To start with, there was total failure at the level of the board and the auditors. This huge fraud which occurred over many years and left a hole of more than Rs.7,000 crore was completely missed by a high-profile board, which even agreed to allow the promoters to use its non-existent reserves to buy up two unrelated companies in which the promoters have a major stake. The board included independent directors who are respectable professionals and academics. In addition, the firm’s auditors, Price Waterhouse, one of the big four, failed to detect manipulation of this magnitude, despite the fact that it included claims of huge cash reserves that did not exist. As many have rightly argued, even a minimum of diligence would have proved this claim regarding reserves to be false leading to a detection of the scam.
The question that arises is whether self-regulation failed because these individuals and entities were paid by the company to undertake their role. A similar issue came up after the sub-prime mortgage crisis when observers asked whether the rating agencies, which were to serve as monitors of risk, discounted risk and gave high ratings because they were paid by the firms whose securities they rated.

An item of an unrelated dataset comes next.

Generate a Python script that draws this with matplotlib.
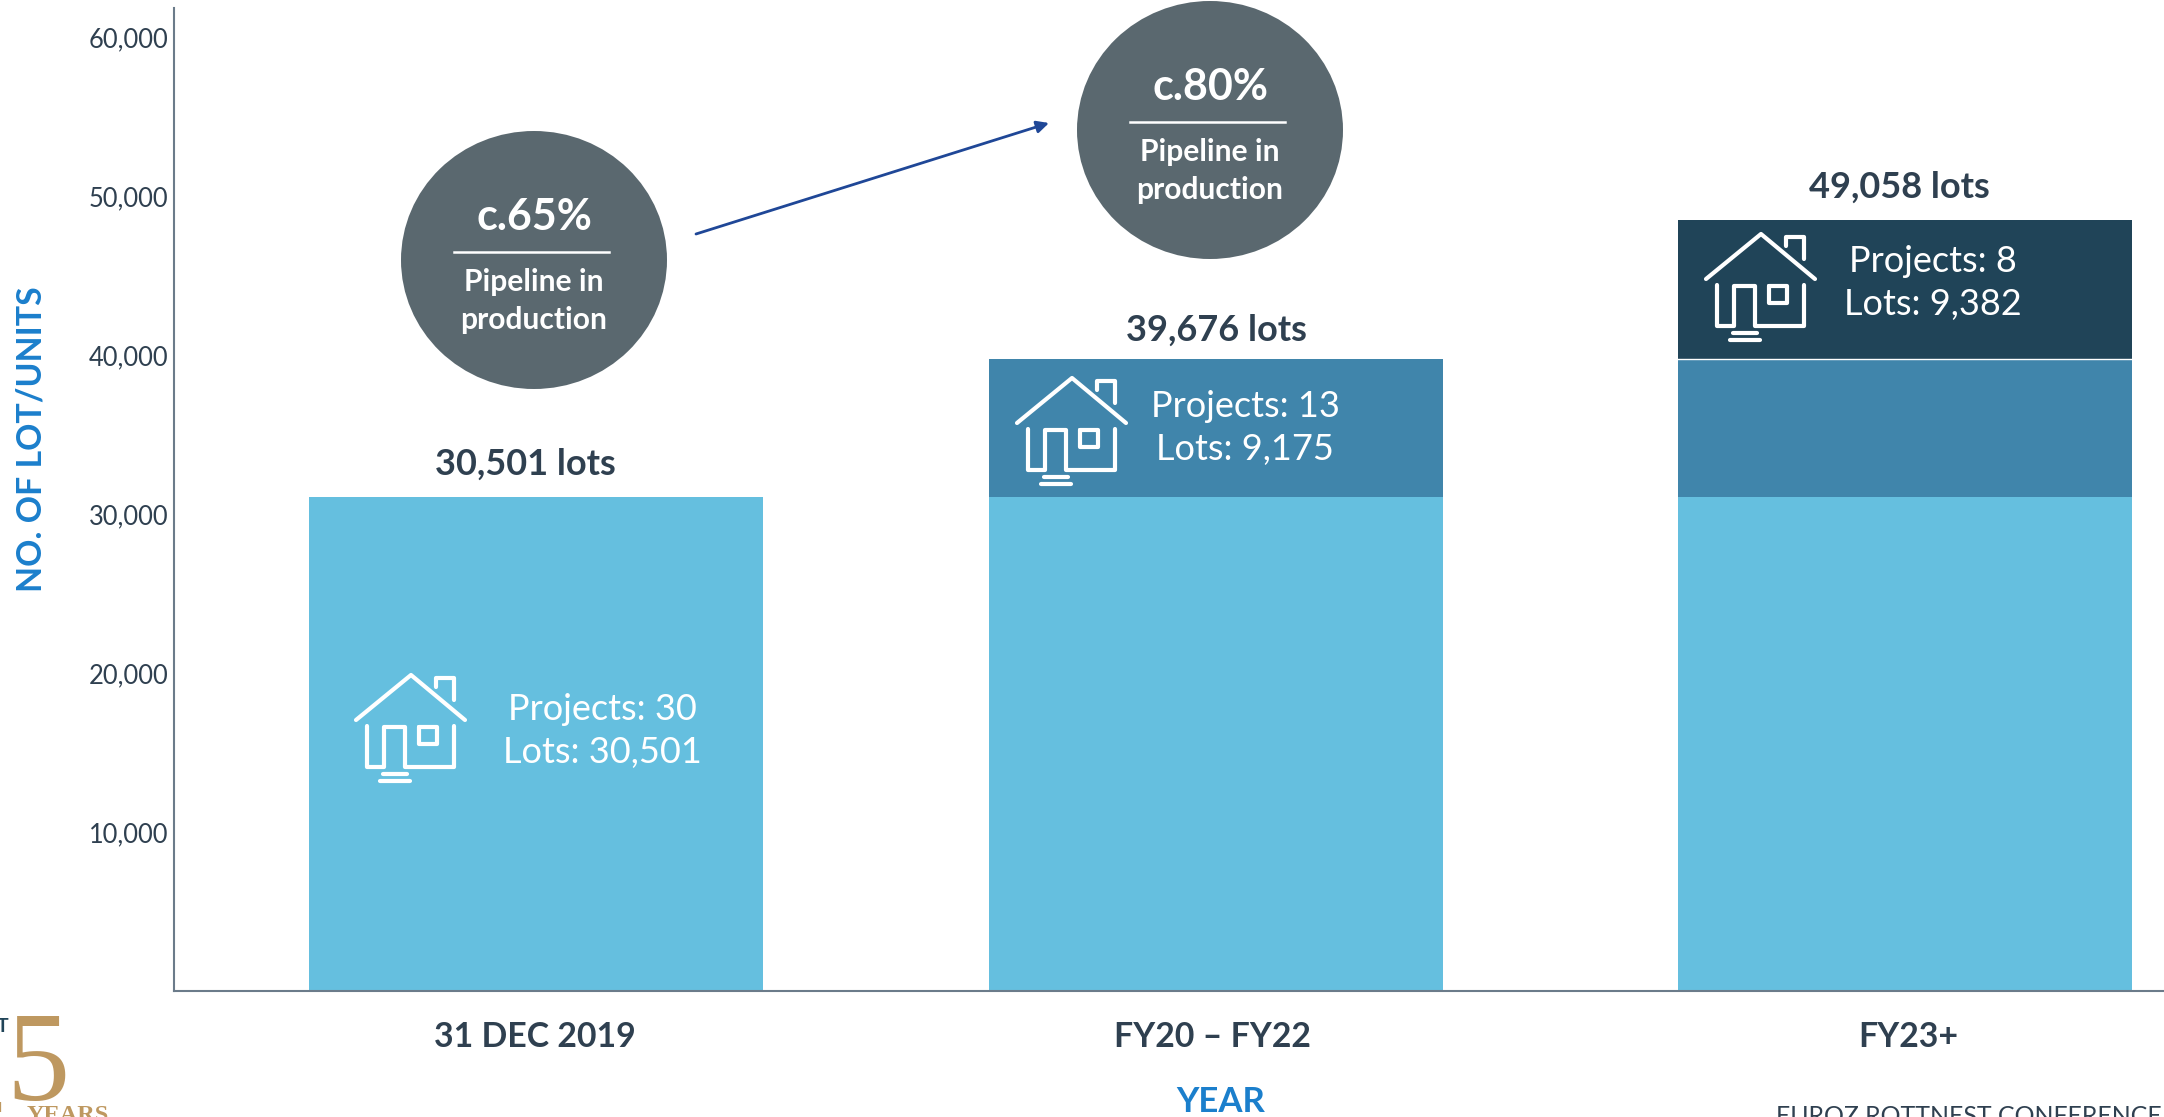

According to reports, independent directors in Satyam Computer Services were being paid huge fees for their professional services, varying from Rs.12.4 lakh to Rs.99.48 lakh in 2006-07, in the form of commission, sitting fees and professional fees (“Satyam directors’ remuneration,” Business Line, December 30, 2008). This gives rise to the criticism that the practice of managements paying independent directors (and paying them well) could lead them to take a soft view of matters and not take their monitoring and correcting role seriously. Further, lack of adequate caps on revenues obtained by auditors from their clients also creates a problem. The search for large fee incomes and competition among auditors to increase market share do encourage auditors to take the claims of their large clients and the documents they produce at face value, dropping the minimal checks which would possibly have revealed the Satyam fraud. Here again, the fact that the monitor is paid by the monitored seems to be a major source of the problem.
A second area of failure was the inability of agencies specially created to monitor companies that are listed on stock exchanges such as the Securities and Exchange Board of India. This too is the result of a transition to a form of regulation that has regulatory forbearance as its fundamental motif. This forbearance was all the greater in an industry like information technology which was privileged because of its success.
Industry and government
Finally, system failure seems to be also the result of the close relationship of the industry with the State and Central governments. Much has been written about the close association of Ramalinga Raju with political leaders especially at the State (Andhra Pradesh) level, and allegations have been made of special favours to him from the government before the scam and a tendency to protect him after the shocking confession. Comparisons of the very different treatment meted out to Ramoji Rao and Ramalinga Raju, even though the former was only being investigated for charges of malpractice of which he was exonerated, are a recurrent theme in the media.
These multiple failures suggest that the Satyam episode is not just an isolated instance of malpractice which must be dealt with in isolation. It is also the product of an institutional and regulatory environment that provides the space for one Satyam and, therefore, possibly for more such Satyams. That environment too needs investigation and reform.